The project investigates the security dynamics of the Asia-Pacific region. It focuses on the rapid evolutions that are occurring in regional alignments by comparatively analyzing the main components of the existing ‘security architecture'. This security architecture comprises of three major formations: (1) the US alliance network, (2) the Association of South East Asian Nations (ASEAN) and (3) the Russian-Chinese led Shanghai Cooperation Organization (SCO). Each of these organizations is rapidly evolving to meet the post-9/11 security environment and to effectively provide security for the region and the states involved.

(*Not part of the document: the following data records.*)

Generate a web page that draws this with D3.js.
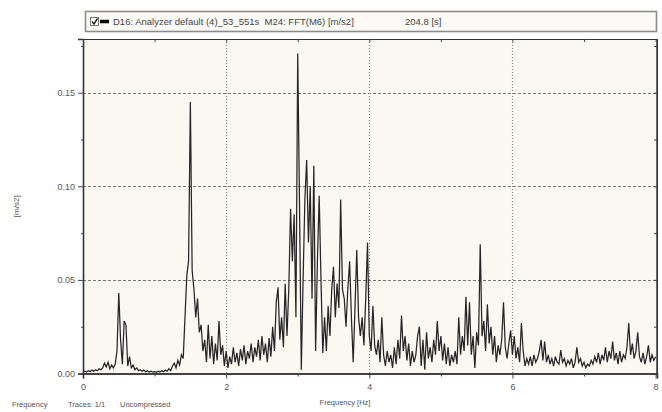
<!DOCTYPE html>
<html><head><meta charset="utf-8">
<script src="https://cdn.jsdelivr.net/npm/d3@7"></script>
<style>body{margin:0;background:#fff}svg{display:block}text{font-family:"Liberation Sans",Arial,sans-serif}</style>
</head><body>
<svg id="c" width="662" height="412"></svg>
<script>
// ---- data ----
const freqStep = 0.025; // Hz between samples
const amplitude = [
// 0.0 - 0.475
0.001,0.0012,0.0008,0.0015,0.001,0.0018,0.0012,0.002,0.0015,0.0025,0.002,0.003,0.0055,0.0035,0.006,0.0025,0.0045,0.003,0.005,0.012,
// 0.5 - 0.975
0.043,0.018,0.005,0.028,0.026,0.004,0.009,0.003,0.0045,0.002,0.003,0.0015,0.002,0.0012,0.0018,0.001,0.0015,0.0008,0.0012,0.0007,
// 1.0 - 1.475
0.001,0.0006,0.0012,0.0008,0.0015,0.001,0.0018,0.0012,0.0025,0.0015,0.004,0.0055,0.003,0.007,0.0045,0.01,0.008,0.03,0.052,0.06,
// 1.5 - 1.975
0.145,0.055,0.045,0.03,0.04,0.022,0.026,0.012,0.018,0.006,0.026,0.008,0.02,0.005,0.016,0.007,0.028,0.01,0.015,0.004,
// 2.0 - 2.475
0.012,0.003,0.009,0.005,0.014,0.006,0.011,0.004,0.013,0.007,0.015,0.005,0.012,0.008,0.016,0.006,0.014,0.009,0.018,0.007,
// 2.5 - 2.975
0.02,0.01,0.016,0.006,0.019,0.009,0.025,0.012,0.038,0.046,0.018,0.03,0.014,0.048,0.02,0.045,0.088,0.06,0.085,0.03,
// 3.0 - 3.475
0.171,0.09,0.002,0.05,0.093,0.114,0.07,0.1,0.04,0.111,0.012,0.06,0.095,0.05,0.011,0.03,0.012,0.036,0.02,0.045,
// 3.5 - 3.975
0.057,0.03,0.048,0.035,0.093,0.045,0.04,0.025,0.045,0.06,0.03,0.006,0.035,0.066,0.03,0.02,0.03,0.015,0.04,0.07,
// 4.0 - 4.475
0.02,0.012,0.036,0.015,0.01,0.018,0.006,0.03,0.01,0.004,0.012,0.006,0.01,0.003,0.014,0.005,0.018,0.008,0.031,0.012,
// 4.5 - 4.975
0.02,0.007,0.016,0.004,0.012,0.006,0.01,0.02,0.025,0.004,0.018,0.002,0.022,0.008,0.014,0.006,0.018,0.01,0.028,0.012,
// 5.0 - 5.475
0.02,0.007,0.016,0.005,0.014,0.004,0.01,0.006,0.012,0.005,0.03,0.01,0.02,0.012,0.041,0.015,0.038,0.01,0.02,0.003,
// 5.5 - 5.975
0.022,0.015,0.069,0.02,0.028,0.012,0.037,0.016,0.025,0.01,0.02,0.006,0.015,0.01,0.018,0.038,0.014,0.008,0.016,0.023,
// 6.0 - 6.475
0.01,0.02,0.008,0.014,0.006,0.027,0.012,0.004,0.008,0.005,0.009,0.004,0.01,0.006,0.008,0.012,0.018,0.007,0.017,0.006,
// 6.5 - 6.975
0.01,0.005,0.008,0.004,0.009,0.006,0.005,0.0125,0.006,0.008,0.004,0.007,0.005,0.008,0.003,0.006,0.014,0.006,0.008,0.004,
// 7.0 - 7.475
0.006,0.003,0.005,0.004,0.007,0.005,0.009,0.006,0.011,0.005,0.01,0.007,0.014,0.006,0.012,0.008,0.017,0.007,0.011,0.005,
// 7.5 - 7.975
0.012,0.006,0.01,0.008,0.014,0.027,0.01,0.016,0.008,0.012,0.022,0.009,0.006,0.011,0.005,0.009,0.015,0.006,0.01,0.007,
// 8.0
0.009
];
const xTicks = [0, 2, 4, 6, 8];
const xMinor = [1, 3, 5, 7];
const yTicks = [0, 0.05, 0.10, 0.15];
const yMinor = [0.025, 0.075, 0.125, 0.175];
const legendText = "D16: Analyzer default (4)_53_551s  M24: FFT(M6) [m/s2]";
const legendDur = "204.8 [s]";
const yLabel = "[m/s2]";
const xLabel = "Frequency [Hz]";
const footWords = ["Frequency", "Traces: 1/1", "Uncompressed"];

// ---- drawing ----
const svg = d3.select("#c");
const L = 83, R = 657, T = 39, B = 373.5;
const x = d3.scaleLinear().domain([0, 8.0196]).range([L, R]);
const y = d3.scaleLinear().domain([0, 0.1787]).range([B, T]);
const pts = amplitude.map((v, i) => [i * freqStep, v]);
const FONT = "Liberation Sans, Arial, sans-serif";

svg.append("rect").attr("x", L).attr("y", T).attr("width", R - L).attr("height", B - T)
  .attr("fill", "#fbf8f1");

// grid
svg.append("g").selectAll("line").data(yTicks.filter(d => d > 0)).join("line")
  .attr("x1", L).attr("x2", R).attr("y1", d => Math.round(y(d)) + 0.5).attr("y2", d => Math.round(y(d)) + 0.5)
  .attr("stroke", "#777").attr("stroke-width", 1.2).attr("stroke-dasharray", "3,2");
svg.append("g").selectAll("line").data(xTicks.filter(d => d > 0 && d < 8)).join("line")
  .attr("y1", T).attr("y2", B).attr("x1", d => Math.round(x(d)) + 0.5).attr("x2", d => Math.round(x(d)) + 0.5)
  .attr("stroke", "#888").attr("stroke-width", 1.1).attr("stroke-dasharray", "1,2");

// spectrum
svg.append("path").datum(pts)
  .attr("d", d3.line().x(d => x(d[0])).y(d => y(d[1])))
  .attr("fill", "none").attr("stroke", "#262626").attr("stroke-width", 1.25).attr("stroke-linejoin", "miter");

// frame
svg.append("rect").attr("x", L + 0.5).attr("y", T + 0.5).attr("width", R - L - 1).attr("height", B - T)
  .attr("fill", "none").attr("stroke", "#6a6a6a").attr("stroke-width", 1);

// axes
const yAxis = svg.append("g").attr("transform", `translate(${L},0)`)
  .call(d3.axisLeft(y).tickValues(yTicks).tickFormat(d3.format(".2f")).tickSize(5).tickPadding(3));
svg.append("g").attr("transform", `translate(${L},0)`)
  .call(d3.axisLeft(y).tickValues(yMinor.filter(d => d < 0.1787)).tickFormat("").tickSize(2));
const xAxis = svg.append("g").attr("transform", `translate(0,${B})`)
  .call(d3.axisBottom(x).tickValues(xTicks).tickFormat(d3.format("d")).tickSize(5).tickPadding(5));
svg.append("g").attr("transform", `translate(0,${B})`)
  .call(d3.axisBottom(x).tickValues(xMinor).tickFormat("").tickSize(3));
// inner ticks top & right
svg.append("g").attr("transform", `translate(0,${T})`)
  .call(d3.axisBottom(x).tickValues(xTicks.concat(xMinor)).tickFormat("").tickSize(3));
svg.append("g").attr("transform", `translate(${R},0)`)
  .call(d3.axisLeft(y).tickValues(yTicks.concat(yMinor.filter(d => d < 0.1787))).tickFormat("").tickSize(3));

svg.selectAll(".domain").attr("stroke", "#333");
svg.selectAll(".tick line").attr("stroke", "#444");
svg.selectAll(".tick text").attr("fill", "#555").style("font-size", "9px").style("font-family", FONT);
yAxis.select(".domain").attr("stroke-width", 1.6);
xAxis.select(".domain").attr("stroke-width", 1.6);

// labels
svg.append("text").attr("transform", `translate(19,${(T + B) / 2}) rotate(-90)`)
  .attr("text-anchor", "middle").attr("fill", "#555").style("font-size", "8px").text(yLabel);
svg.append("text").attr("x", 345).attr("y", 405).attr("text-anchor", "middle")
  .attr("fill", "#555").style("font-size", "7.5px").text(xLabel);
svg.append("g").selectAll("text").data(footWords).join("text")
  .attr("x", (d, i) => [12, 68, 120][i]).attr("y", 407).attr("fill", "#555")
  .style("font-size", "7.5px").text(d => d);

// legend box
const lg = svg.append("g");
lg.append("rect").attr("x", 85.5).attr("y", 11.5).attr("width", 571).attr("height", 20)
  .attr("fill", "#fbfaf6").attr("stroke", "#8c8c8c").attr("stroke-width", 1.6);
lg.append("rect").attr("x", 90.5).attr("y", 17.5).attr("width", 8).attr("height", 8)
  .attr("fill", "#fff").attr("stroke", "#777");
lg.append("path").attr("d", "M92,21.5 L94,24 L97.5,18.5").attr("fill", "none").attr("stroke", "#222").attr("stroke-width", 1.4);
lg.append("line").attr("x1", 100).attr("x2", 109).attr("y1", 21.5).attr("y2", 21.5)
  .attr("stroke", "#000").attr("stroke-width", 3.5);
lg.append("text").attr("x", 113).attr("y", 25).attr("fill", "#444").style("font-size", "9.5px")
  .attr("xml:space", "preserve").style("white-space", "pre").text(legendText);
lg.append("text").attr("x", 405).attr("y", 25).attr("fill", "#444").style("font-size", "9.5px").text(legendDur);
</script>
</body></html>
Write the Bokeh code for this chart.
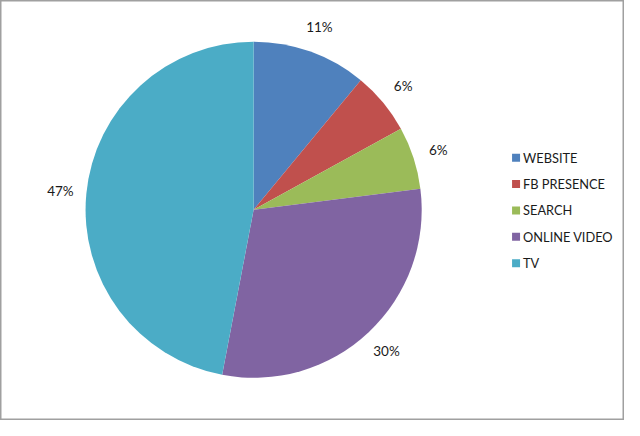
import math
from bokeh.plotting import figure
from bokeh.models import Range1d
from bokeh.core.properties import value
from bokeh.embed import file_html
from bokeh.resources import INLINE

categories = ["WEBSITE", "FB PRESENCE", "SEARCH", "ONLINE VIDEO", "TV"]
values = [11, 6, 6, 30, 47]
labels = ["11%", "6%", "6%", "30%", "47%"]
colors = ["#4F81BD", "#C0504D", "#9BBB59", "#8064A2", "#4BACC6"]

W, H = 624, 420
S = 0.98  # scale from reference pixels

def fx(x):
    return (x - 1) * S

def fy(y):
    return H - (y - 1) * 0.97

p = figure(width=W, height=H, output_backend="svg", toolbar_location=None,
           x_range=Range1d(0, W), y_range=Range1d(0, H), min_border=0)
p.axis.visible = False
p.grid.visible = False
p.outline_line_color = "#A0A0A0"
p.outline_line_width = 2
p.background_fill_color = "white"
p.border_fill_color = "white"

cx, cy = fx(259.3), fy(216.7)
R = 171.5 * S
total = sum(values)

starts, ends, lx, ly = [], [], [], []
cum = 0.0
for v in values:
    a0 = math.pi / 2 - 2 * math.pi * cum / total
    a1 = math.pi / 2 - 2 * math.pi * (cum + v) / total
    starts.append(a1)
    ends.append(a0)
    mid = (a0 + a1) / 2
    lr = R + 26
    lx.append(cx + lr * math.cos(mid))
    ly.append(cy + lr * math.sin(mid))
    cum += v

p.wedge(x=[cx] * len(values), y=[cy] * len(values), radius=R,
        start_angle=starts, end_angle=ends, direction="anticlock",
        fill_color=colors, line_color=None)

p.text(x=lx, y=ly, text=labels, text_align="center", text_baseline="middle",
       text_font=value("Lato"), text_font_size="13.5px", text_color="#1a1a1a")

# legend
lg_x = fx(523)
lg_y0 = fy(163)
step = 26.4
ys = [lg_y0 - i * step for i in range(len(categories))]
p.rect(x=[lg_x + 4] * len(categories), y=ys, width=8, height=8,
       fill_color=colors, line_color=None)
p.text(x=[lg_x + 11] * len(categories), y=ys, text=categories,
       text_align="left", text_baseline="middle",
       text_font=value("Lato"), text_font_size="12.8px", text_color="#1a1a1a")

open("out.html", "w").write(file_html(p, INLINE))
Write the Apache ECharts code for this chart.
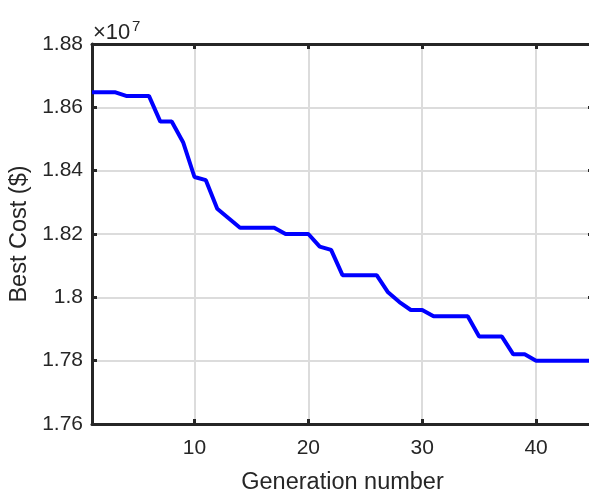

The project utilizes a number of conceptual perspectives to analyse and assess these security organizations. The theories employed are drawn from the discipline of International Relations and include: (A) ‘intra-alliance politics', (B) ‘security communities' and (C) ‘strategic partnerships'. The first of these perspectives was developed in my doctoral dissertation on alliances and has been published in the Journal of Strategic Studies, the second is an idea developed in the 1950s to explain NATO, and the last has yet to be fully elaborated at present. I envisage drawing upon concepts used in Business Studies to create a new perspective on ‘strategic partnerships' that can be used to explain the Shanghai Cooperation Organization. The project seeks to increase our understanding of these crucial organizations by offering an innovative and insightful conceptual analysis.

Method & Output
I aim to produce a single-authored book manuscript over the period 2007-8. The source material will be drawn from an admixture of primary and secondary sources. Given both the conceptual and contemporaneous nature of the subject matter I aim to conduct interviews or discussions with some of the key policy-making and academic personnel that form part of the relevant epistemic community in the Asia-Pacific region.